#### Aim:
Transcribe the listing in full, excluding any pictures.

══════════════════════════════

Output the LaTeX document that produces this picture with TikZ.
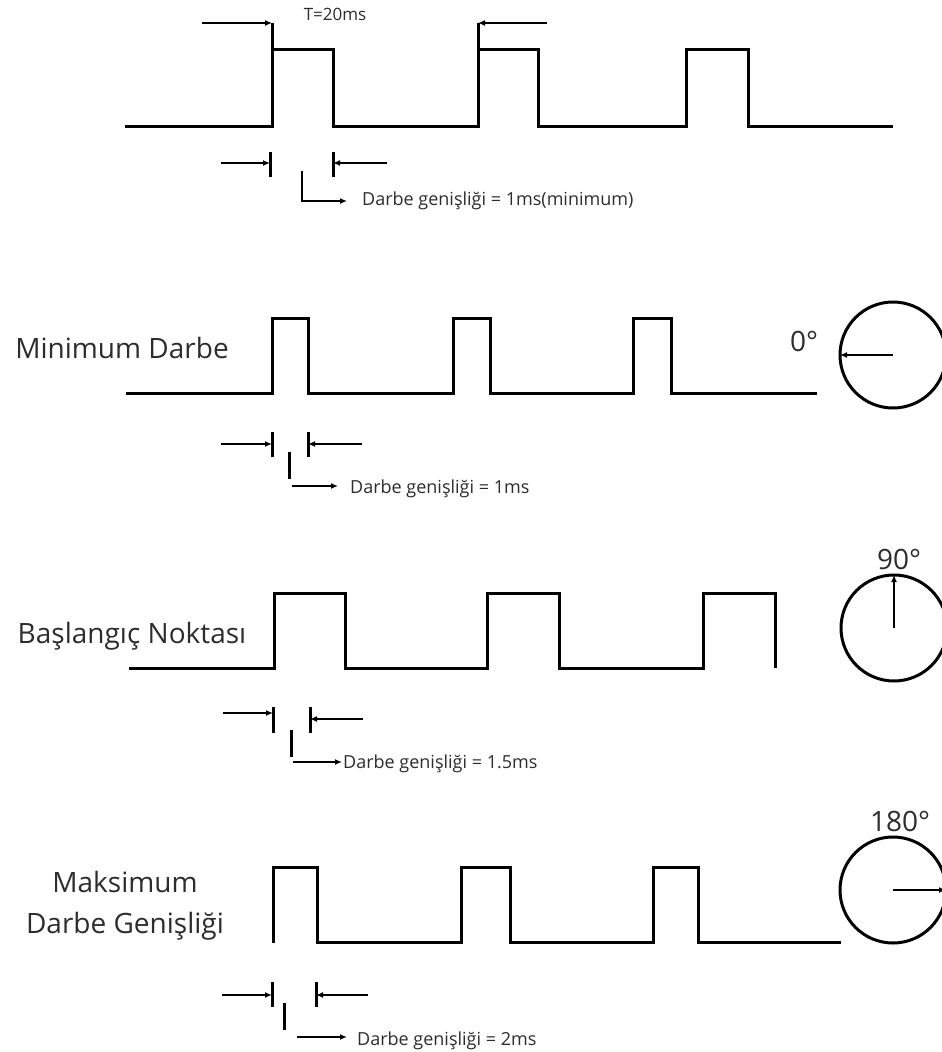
\documentclass[tikz,border=0pt]{standalone}
\usepackage{fontspec}
\setmainfont{Open Sans}
\usetikzlibrary{arrows.meta}
\definecolor{textgray}{RGB}{45,45,45}
\tikzstyle{wave} = [draw, line width=3pt]
\tikzstyle{edgebar} = [draw, line width=3pt]
\tikzstyle{dimarrow} = [draw, line width=2.4pt, ->]
\tikzstyle{dial} = [draw, line width=3pt]
\tikzstyle{lbl} = [text=textgray, font=\fontsize{28}{32}\selectfont, anchor=base, inner sep=0pt]
\tikzstyle{note} = [text=textgray, font=\fontsize{18}{20}\selectfont, anchor=base west, inner sep=0pt]

\begin{document}
\begin{tikzpicture}[x=1pt, y=-1pt, >={Latex[length=7pt,width=6pt]}]
    \useasboundingbox (0,0) rectangle (942,1052);

    % period
    \draw [wave] (125,126) -- (272,126) -- (272,49) -- (333,49) -- (333,126) -- (478,126) -- (478,49) -- (538,49) -- (538,126) -- (686,126) -- (686,49) -- (748,49) -- (748,126) -- (893,126);
    \coordinate (tstart) at (272,23);
    \coordinate (tend) at (478,23);
    \coordinate (tleft) at (202,23);
    \coordinate (tright) at (547,23);
    \draw [wave] (272,49) -- (tstart);
    \draw [wave] (478,49) -- (tend);
    \draw [dimarrow] (tleft) -- (tstart);
    \draw [dimarrow] (tright) -- (tend);
    \node [note, anchor=base, font=\fontsize{17}{20}\selectfont] (period) at (335,20) {T=20ms};
    \coordinate (aw1) at (221,163);
    \coordinate (bw1) at (270,163);
    \coordinate (cw1) at (333,163);
    \coordinate (dw1) at (387,163);
    \draw [dimarrow] (aw1) -- (bw1);
    \draw [dimarrow] (dw1) -- (cw1);
    \draw [edgebar] (270,152) -- (270,177);
    \draw [edgebar] (333,152) -- (333,177);
    \node [note] (width1) at (362,205) {Darbe genişliği = 1ms(minimum)};
    \coordinate (lw1) at (302,171);
    \coordinate (ew1) at (347,201);
    \draw [dimarrow] (lw1) |- (ew1);

    % minimum
    \node [lbl] (minlbl) at (122,358) {Minimum Darbe};
    \draw [wave] (126,393) -- (272,393) -- (272,318) -- (308,318) -- (308,393) -- (453,393) -- (453,318) -- (490,318) -- (490,393) -- (633,393) -- (633,318) -- (671,318) -- (671,393) -- (817,393);
    \coordinate (aw2) at (221,444);
    \coordinate (bw2) at (272,444);
    \coordinate (cw2) at (308,444);
    \coordinate (dw2) at (362,444);
    \draw [dimarrow] (aw2) -- (bw2);
    \draw [dimarrow] (dw2) -- (cw2);
    \draw [edgebar] (272,432) -- (272,457);
    \draw [edgebar] (308,432) -- (308,457);
    \draw [edgebar] (289,452) -- (289,479);
    \node [note] (width2) at (350,493) {Darbe genişliği = 1ms};
    \coordinate (lw2) at (292,486);
    \coordinate (ew2) at (338,486);
    \draw [dimarrow] (lw2) -- (ew2);
    \coordinate (hub0) at (893,355);
    \draw [dial] (hub0) circle [radius=53pt];
    \draw [dimarrow] (hub0) -- ++(-53,0) coordinate (pt0);
    \node [lbl] (deg0) at (804,351) {0°};

    % middle
    \node [lbl] (midlbl) at (132,643) {Başlangıç Noktası};
    \draw [wave] (129,668) -- (274,668) -- (274,593) -- (345,593) -- (345,668) -- (487,668) -- (487,593) -- (559,593) -- (559,668) -- (703,668) -- (703,593) -- (775,593) -- (775,668);
    \coordinate (aw3) at (223,713);
    \coordinate (bw3) at (273,713);
    \coordinate (cw3) at (310,719);
    \coordinate (dw3) at (363,719);
    \draw [dimarrow] (aw3) -- (bw3);
    \draw [dimarrow] (dw3) -- (cw3);
    \draw [edgebar] (273,707) -- (273,733);
    \draw [edgebar] (310,707) -- (310,733);
    \draw [edgebar] (291,730) -- (291,757);
    \node [note] (width3) at (343,768) {Darbe genişliği = 1.5ms};
    \coordinate (lw3) at (293,762);
    \coordinate (ew3) at (342,762);
    \draw [dimarrow] (lw3) -- (ew3);
    \coordinate (hub90) at (894,628);
    \draw [dial] (hub90) circle [radius=53pt];
    \draw [dimarrow] (hub90) -- ++(0,-53) coordinate (pt90);
    \node [lbl] (deg90) at (899,569) {90°};

    % maximum
    \node [lbl] (maxlbl) at (125,892) {Maksimum};
    \node [lbl] (maxlbl2) at (125,933) {Darbe Genişliği};
    \draw [wave] (273,943) -- (273,867) -- (317,867) -- (317,942) -- (461,942) -- (461,867) -- (510,867) -- (510,942) -- (653,942) -- (653,867) -- (698,867) -- (698,942) -- (841,942);
    \coordinate (aw4) at (222,995);
    \coordinate (bw4) at (272,995);
    \coordinate (cw4) at (316,995);
    \coordinate (dw4) at (368,995);
    \draw [dimarrow] (aw4) -- (bw4);
    \draw [dimarrow] (dw4) -- (cw4);
    \draw [edgebar] (272,982) -- (272,1007);
    \draw [edgebar] (316,982) -- (316,1007);
    \draw [edgebar] (284,1003) -- (284,1030);
    \node [note] (width4) at (357,1045) {Darbe genişliği = 2ms};
    \coordinate (lw4) at (297,1037);
    \coordinate (ew4) at (347,1037);
    \draw [dimarrow] (lw4) -- (ew4);
    \coordinate (hub180) at (893,890);
    \draw [dial] (hub180) circle [radius=53pt];
    \draw [dimarrow] (hub180) -- ++(53,0) coordinate (pt180);
    \node [lbl] (deg180) at (900,831) {180°};
\end{tikzpicture}
\end{document}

══════════════════════════════

#### Exercise answer:
Output the LaTeX document that produces this picture with TikZ.
\documentclass[tikz,border=0pt]{standalone}
\usepackage{fontspec}
\setmainfont{Open Sans}
\usetikzlibrary{arrows.meta}
\definecolor{textgray}{RGB}{45,45,45}
\tikzstyle{wave} = [draw, line width=3pt]
\tikzstyle{edgebar} = [draw, line width=3pt]
\tikzstyle{dimarrow} = [draw, line width=2.4pt, ->]
\tikzstyle{dial} = [draw, line width=3pt]
\tikzstyle{lbl} = [text=textgray, font=\fontsize{28}{32}\selectfont, anchor=base, inner sep=0pt]
\tikzstyle{note} = [text=textgray, font=\fontsize{18}{20}\selectfont, anchor=base west, inner sep=0pt]

\begin{document}
\begin{tikzpicture}[x=1pt, y=-1pt, >={Latex[length=7pt,width=6pt]}]
    \useasboundingbox (0,0) rectangle (942,1052);

    % period
    \draw [wave] (125,126) -- (272,126) -- (272,49) -- (333,49) -- (333,126) -- (478,126) -- (478,49) -- (538,49) -- (538,126) -- (686,126) -- (686,49) -- (748,49) -- (748,126) -- (893,126);
    \coordinate (tstart) at (272,23);
    \coordinate (tend) at (478,23);
    \coordinate (tleft) at (202,23);
    \coordinate (tright) at (547,23);
    \draw [wave] (272,49) -- (tstart);
    \draw [wave] (478,49) -- (tend);
    \draw [dimarrow] (tleft) -- (tstart);
    \draw [dimarrow] (tright) -- (tend);
    \node [note, anchor=base, font=\fontsize{17}{20}\selectfont] (period) at (335,20) {T=20ms};
    \coordinate (aw1) at (221,163);
    \coordinate (bw1) at (270,163);
    \coordinate (cw1) at (333,163);
    \coordinate (dw1) at (387,163);
    \draw [dimarrow] (aw1) -- (bw1);
    \draw [dimarrow] (dw1) -- (cw1);
    \draw [edgebar] (270,152) -- (270,177);
    \draw [edgebar] (333,152) -- (333,177);
    \node [note] (width1) at (362,205) {Darbe genişliği = 1ms(minimum)};
    \coordinate (lw1) at (302,171);
    \coordinate (ew1) at (347,201);
    \draw [dimarrow] (lw1) |- (ew1);

    % minimum
    \node [lbl] (minlbl) at (122,358) {Minimum Darbe};
    \draw [wave] (126,393) -- (272,393) -- (272,318) -- (308,318) -- (308,393) -- (453,393) -- (453,318) -- (490,318) -- (490,393) -- (633,393) -- (633,318) -- (671,318) -- (671,393) -- (817,393);
    \coordinate (aw2) at (221,444);
    \coordinate (bw2) at (272,444);
    \coordinate (cw2) at (308,444);
    \coordinate (dw2) at (362,444);
    \draw [dimarrow] (aw2) -- (bw2);
    \draw [dimarrow] (dw2) -- (cw2);
    \draw [edgebar] (272,432) -- (272,457);
    \draw [edgebar] (308,432) -- (308,457);
    \draw [edgebar] (289,452) -- (289,479);
    \node [note] (width2) at (350,493) {Darbe genişliği = 1ms};
    \coordinate (lw2) at (292,486);
    \coordinate (ew2) at (338,486);
    \draw [dimarrow] (lw2) -- (ew2);
    \coordinate (hub0) at (893,355);
    \draw [dial] (hub0) circle [radius=53pt];
    \draw [dimarrow] (hub0) -- ++(-53,0) coordinate (pt0);
    \node [lbl] (deg0) at (804,351) {0°};

    % middle
    \node [lbl] (midlbl) at (132,643) {Başlangıç Noktası};
    \draw [wave] (129,668) -- (274,668) -- (274,593) -- (345,593) -- (345,668) -- (487,668) -- (487,593) -- (559,593) -- (559,668) -- (703,668) -- (703,593) -- (775,593) -- (775,668);
    \coordinate (aw3) at (223,713);
    \coordinate (bw3) at (273,713);
    \coordinate (cw3) at (310,719);
    \coordinate (dw3) at (363,719);
    \draw [dimarrow] (aw3) -- (bw3);
    \draw [dimarrow] (dw3) -- (cw3);
    \draw [edgebar] (273,707) -- (273,733);
    \draw [edgebar] (310,707) -- (310,733);
    \draw [edgebar] (291,730) -- (291,757);
    \node [note] (width3) at (343,768) {Darbe genişliği = 1.5ms};
    \coordinate (lw3) at (293,762);
    \coordinate (ew3) at (342,762);
    \draw [dimarrow] (lw3) -- (ew3);
    \coordinate (hub90) at (894,628);
    \draw [dial] (hub90) circle [radius=53pt];
    \draw [dimarrow] (hub90) -- ++(0,-53) coordinate (pt90);
    \node [lbl] (deg90) at (899,569) {90°};

    % maximum
    \node [lbl] (maxlbl) at (125,892) {Maksimum};
    \node [lbl] (maxlbl2) at (125,933) {Darbe Genişliği};
    \draw [wave] (273,943) -- (273,867) -- (317,867) -- (317,942) -- (461,942) -- (461,867) -- (510,867) -- (510,942) -- (653,942) -- (653,867) -- (698,867) -- (698,942) -- (841,942);
    \coordinate (aw4) at (222,995);
    \coordinate (bw4) at (272,995);
    \coordinate (cw4) at (316,995);
    \coordinate (dw4) at (368,995);
    \draw [dimarrow] (aw4) -- (bw4);
    \draw [dimarrow] (dw4) -- (cw4);
    \draw [edgebar] (272,982) -- (272,1007);
    \draw [edgebar] (316,982) -- (316,1007);
    \draw [edgebar] (284,1003) -- (284,1030);
    \node [note] (width4) at (357,1045) {Darbe genişliği = 2ms};
    \coordinate (lw4) at (297,1037);
    \coordinate (ew4) at (347,1037);
    \draw [dimarrow] (lw4) -- (ew4);
    \coordinate (hub180) at (893,890);
    \draw [dial] (hub180) circle [radius=53pt];
    \draw [dimarrow] (hub180) -- ++(53,0) coordinate (pt180);
    \node [lbl] (deg180) at (900,831) {180°};
\end{tikzpicture}
\end{document}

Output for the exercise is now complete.